NELSON: You pose this really great question or idea that all "Alaskans will ultimately face whether to stay in a place and what to hold on to if they can't." So I guess my question is, how do you place this within a larger picture in terms of Alaska, in terms of what we're seeing with climate change, and how that's affecting people in Alaska?
O'MALLEY: I'm looking at the news today, and we got floods and fires, and we're having this incredible year climate wise. And so Alaska's story is not really unique. But I guess we live in a place where we are so dependent on the natural world to survive economically, for subsistence. And I think because the place is such a strong character here, it's hard to know who you are, at least for me, when I leave Alaska, I don't think I make sense anymore. But it's hard to know who you are without the land and the animals. And when that gets upended, it's like, sometimes I think about my grandmother, she was in Florence, her family was Italian, and they lived through World War II, and she came to United States. And there were these scraps of her identity that she carried with her. But I was never able to understand what it was like for her to live in that place, and who she was in that place, or even exactly who she was, because she didn't speak English as a first language, you know.
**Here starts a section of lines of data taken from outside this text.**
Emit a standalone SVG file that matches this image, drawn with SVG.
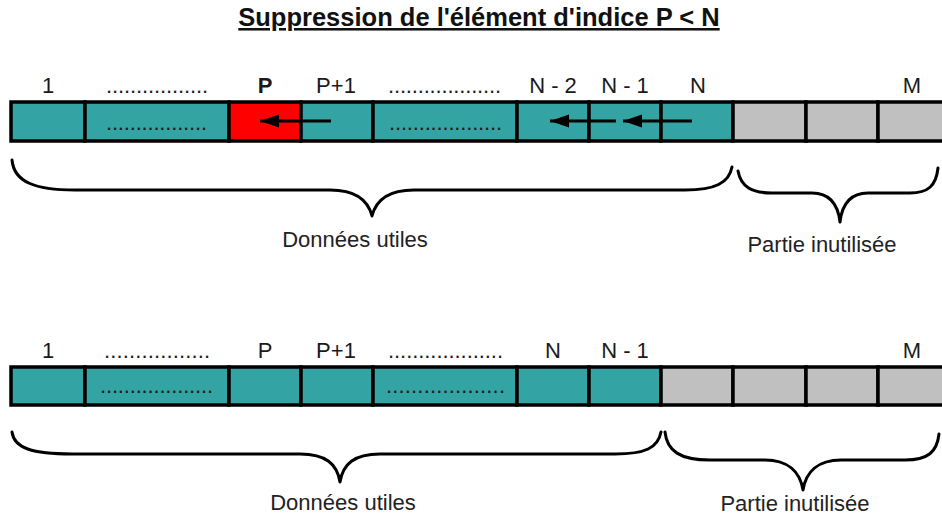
<svg xmlns="http://www.w3.org/2000/svg" width="942" height="517" viewBox="0 0 942 517">
  <style>
    .lbl { font-family: "Liberation Sans", Arial, sans-serif; font-size: 22px; fill: #1a1a1a; text-anchor: middle; }
    .dots { font-family: "Liberation Sans", Arial, sans-serif; font-size: 22px; fill: #1a1a1a; }
    .title { font-family: "Liberation Sans", Arial, sans-serif; font-size: 25.5px; font-weight: bold; fill: #111; text-anchor: middle; text-decoration: underline; }
    .used { fill: #34a3a3; stroke: #000; stroke-width: 3.5; }
    .free { fill: #c0c0c0; stroke: #000; stroke-width: 3.5; }
    .del { fill: #ff0000; stroke: #000; stroke-width: 3.5; }
    .brace { fill: none; stroke: #000; stroke-width: 3; stroke-linecap: round; stroke-linejoin: round; }
    .shift { stroke: #000; stroke-width: 3; fill: none; }
    .cap { font-family: "Liberation Sans", Arial, sans-serif; font-size: 22px; fill: #222; text-anchor: middle; }
  </style>
  <defs>
    <!-- filled arrowhead, tip placed at the end point of the line -->
    <marker id="head" markerWidth="20" markerHeight="14" refX="19" refY="7" orient="auto" markerUnits="userSpaceOnUse">
      <path d="M19,7 L0,0.5 L0,13.5 Z" fill="#000"/>
    </marker>
  </defs>

  <rect width="942" height="517" fill="#fff"/>

  <text class="title" x="479" y="26">Suppression de l'élément d'indice P &lt; N</text>

  <!-- Array before removal -->
  <g id="before">
    <g id="b-labels">
      <text class="lbl" x="48" y="93">1</text>
      <text class="dots" x="106" y="93" textLength="102" lengthAdjust="spacing">.................</text>
      <text class="lbl" x="265" y="93" font-weight="bold">P</text>
      <text class="lbl" x="336" y="93">P+1</text>
      <text class="dots" x="388" y="93" textLength="113" lengthAdjust="spacing">...................</text>
      <text class="lbl" x="553" y="93">N - 2</text>
      <text class="lbl" x="625" y="93">N - 1</text>
      <text class="lbl" x="698" y="93">N</text>
      <text class="lbl" x="912" y="93">M</text>
    </g>
    <g id="b-cell-1"><rect class="used" x="11" y="102" width="74" height="39"/></g>
    <g id="b-cell-2"><rect class="used" x="85" y="102" width="144" height="39"/>
      <text class="dots" x="106" y="130" textLength="101" lengthAdjust="spacing">.................</text></g>
    <g id="b-cell-p"><rect class="del" x="229" y="102" width="72" height="39"/></g>
    <g id="b-cell-p1"><rect class="used" x="301" y="102" width="72" height="39"/></g>
    <g id="b-cell-5"><rect class="used" x="373" y="102" width="144" height="39"/>
      <text class="dots" x="389" y="130" textLength="113" lengthAdjust="spacing">...................</text></g>
    <g id="b-cell-n2"><rect class="used" x="517" y="102" width="72" height="39"/></g>
    <g id="b-cell-n1"><rect class="used" x="589" y="102" width="72" height="39"/></g>
    <g id="b-cell-n"><rect class="used" x="661" y="102" width="72" height="39"/></g>
    <g id="b-cell-9"><rect class="free" x="733" y="102" width="73" height="39"/></g>
    <g id="b-cell-10"><rect class="free" x="806" y="102" width="72" height="39"/></g>
    <g id="b-cell-m"><rect class="free" x="878" y="102" width="72" height="39"/></g>
  </g>

  <!-- Left shifts of the trailing elements -->
  <g id="connectors">
    <line class="shift" x1="331" y1="121" x2="260" y2="121" marker-end="url(#head)"/>
    <line class="shift" x1="692" y1="121" x2="623" y2="121" marker-end="url(#head)"/>
    <line class="shift" x1="616" y1="121" x2="550" y2="121" marker-end="url(#head)"/>
  </g>

  <g id="b-braces">
    <path class="brace" d="M12,160 C14,182 35,190 75,190 L330,190 C356,190 368,200 372,216 C376,200 388,190 414,190 L685,190 C715,190 729,183 732,167"/>
    <path class="brace" d="M738,171 C741,187 752,193 772,193 L812,193 C830,193 838,205 840,222 C842,205 850,193 868,193 L910,193 C928,193 936,186 938,168"/>
    <text class="cap" x="355" y="247">Données utiles</text>
    <text class="cap" x="822" y="252">Partie inutilisée</text>
  </g>

  <!-- Array after removal -->
  <g id="after">
    <g id="a-labels">
      <text class="lbl" x="48" y="358">1</text>
      <text class="dots" x="104" y="358" textLength="106" lengthAdjust="spacing">.................</text>
      <text class="lbl" x="265" y="358">P</text>
      <text class="lbl" x="336" y="358">P+1</text>
      <text class="dots" x="388" y="358" textLength="115" lengthAdjust="spacing">...................</text>
      <text class="lbl" x="553" y="358">N</text>
      <text class="lbl" x="625" y="358">N - 1</text>
      <text class="lbl" x="912" y="358">M</text>
    </g>
    <g id="a-cell-1"><rect class="used" x="11" y="367" width="74" height="38"/></g>
    <g id="a-cell-2"><rect class="used" x="85" y="367" width="144" height="38"/>
      <text class="dots" x="100" y="393" textLength="113" lengthAdjust="spacing">...................</text></g>
    <g id="a-cell-p"><rect class="used" x="229" y="367" width="72" height="38"/></g>
    <g id="a-cell-p1"><rect class="used" x="301" y="367" width="72" height="38"/></g>
    <g id="a-cell-5"><rect class="used" x="373" y="367" width="144" height="38"/>
      <text class="dots" x="386" y="393" textLength="119" lengthAdjust="spacing">...................</text></g>
    <g id="a-cell-n"><rect class="used" x="517" y="367" width="72" height="38"/></g>
    <g id="a-cell-n1"><rect class="used" x="589" y="367" width="72" height="38"/></g>
    <g id="a-cell-8"><rect class="free" x="661" y="367" width="72" height="38"/></g>
    <g id="a-cell-9"><rect class="free" x="733" y="367" width="73" height="38"/></g>
    <g id="a-cell-10"><rect class="free" x="806" y="367" width="72" height="38"/></g>
    <g id="a-cell-m"><rect class="free" x="878" y="367" width="72" height="38"/></g>
  </g>

  <g id="a-braces">
    <path class="brace" d="M12,432 C14,448 32,454 72,454 L300,454 C326,454 337,464 340,482 C343,464 354,454 380,454 L615,454 C645,454 658,448 661,432"/>
    <path class="brace" d="M665,432 C667,451 680,460 710,460 L765,460 C788,460 800,472 803,490 C806,472 818,460 841,460 L905,460 C928,460 937,452 939,434"/>
    <text class="cap" x="343" y="510">Données utiles</text>
    <text class="cap" x="795" y="511">Partie inutilisée</text>
  </g>
</svg>
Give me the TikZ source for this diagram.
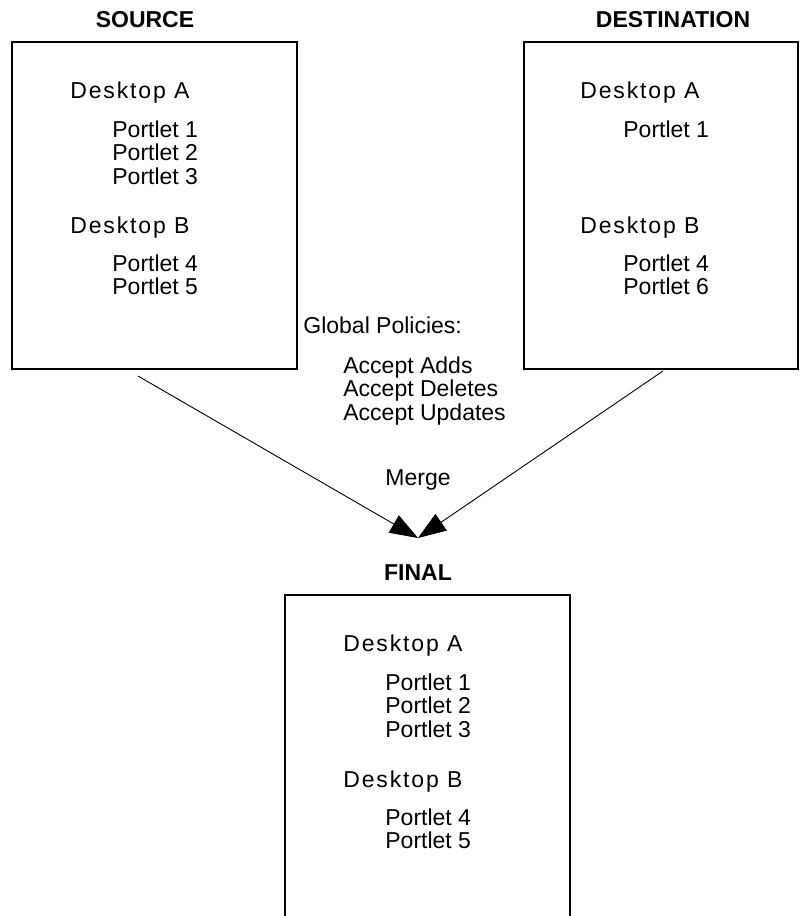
\documentclass[tikz,border=0pt]{standalone}
\usepackage{fontspec}
\setmainfont{Liberation Sans}
\newfontfamily\deskfont{Liberation Sans}[LetterSpace=8]
\usetikzlibrary{arrows.meta}

\begin{document}
\begin{tikzpicture}[
		x=0.5pt, y=-0.5pt,
		every node/.style={inner sep=0pt, font=\fontsize{11.5}{11.75}\selectfont},
		box/.style={draw, line width=0.8pt, anchor=north west},
		title/.style={anchor=base, font=\fontsize{11.5}{11.75}\selectfont\bfseries},
		desk/.style={anchor=base west, font=\fontsize{11.5}{11.75}\selectfont\deskfont},
		items/.style={anchor=base west},
		to/.style={-{Triangle[length=14pt, width=10pt]}, line width=0.45pt}
		]
		
		\useasboundingbox (0,0) rectangle (799,916);
		\clip (0,0) rectangle (799,916);
		
		\node[title] (srctitle) at (145,27) {SOURCE};
		\node[title] (dsttitle) at (673,27) {DESTINATION};
		\node[title] (fintitle) at (418,580) {FINAL};
		
		\node[box, minimum width=142.5pt, minimum height=163.5pt] (src) at (11,41) {};
		\node[box, minimum width=137pt, minimum height=163.5pt] (dst) at (523,41) {};
		\node[box, minimum width=142.5pt, minimum height=172pt] (fin) at (284,594) {};
		
		\node[desk] (srcA) at (70,98) {Desktop A};
		\foreach \i/\y in {1/137,2/160.5,3/184}
			\node[items] (srcp\i) at (112,\y) {Portlet \i};
		\node[desk] (srcB) at (70,233) {Desktop B};
		\foreach \i/\y in {4/271,5/294.5}
			\node[items] (srcp\i) at (112,\y) {Portlet \i};
		
		\node[desk] (dstA) at (580,98) {Desktop A};
		\node[items] (dstp1) at (623,137) {Portlet 1};
		\node[desk] (dstB) at (580,233) {Desktop B};
		\foreach \i/\y in {4/271,6/294.5}
			\node[items] (dstp\i) at (623,\y) {Portlet \i};
		
		\node[desk] (finA) at (343,651) {Desktop A};
		\foreach \i/\y in {1/690,2/713.5,3/737}
			\node[items] (finp\i) at (385,\y) {Portlet \i};
		\node[desk] (finB) at (343,787) {Desktop B};
		\foreach \i/\y in {4/825,5/848.5}
			\node[items] (finp\i) at (385,\y) {Portlet \i};
		
		\node[items] (policy) at (303,333) {Global Policies:};
		\foreach \n/\t/\y in {add/Adds/373,del/Deletes/396.5,upd/Updates/420}
			\node[items] (\n) at (343,\y) {Accept \t};
		\node[anchor=base] (merge) at (418,485) {Merge};
		
		\coordinate (srcout) at (138,376);
		\coordinate (dstout) at (663,371);
		\coordinate (mergein) at (418,538);
		
		\draw[to] (srcout) -- (mergein);
		\draw[to] (dstout) -- (mergein);
		
\end{tikzpicture}
\end{document}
And there's sort of a corollary there for us, when you remove us from the places where we live, if we can't live there because the ocean is rising and it's covering over our town; we can't live there because we don't have salmon anymore, and our caribou herd is declined; we can't live there because you can't fish king salmon anymore. You know, however that goes, it's like we lose this understanding of who we are, and also the place that we come from. And because Alaska doesn't have tech workers or manufacturing or any of that, most of what drives us, even tourism, is about the natural world. So when we fracture that relationship, it's like, we fracture our sense of self.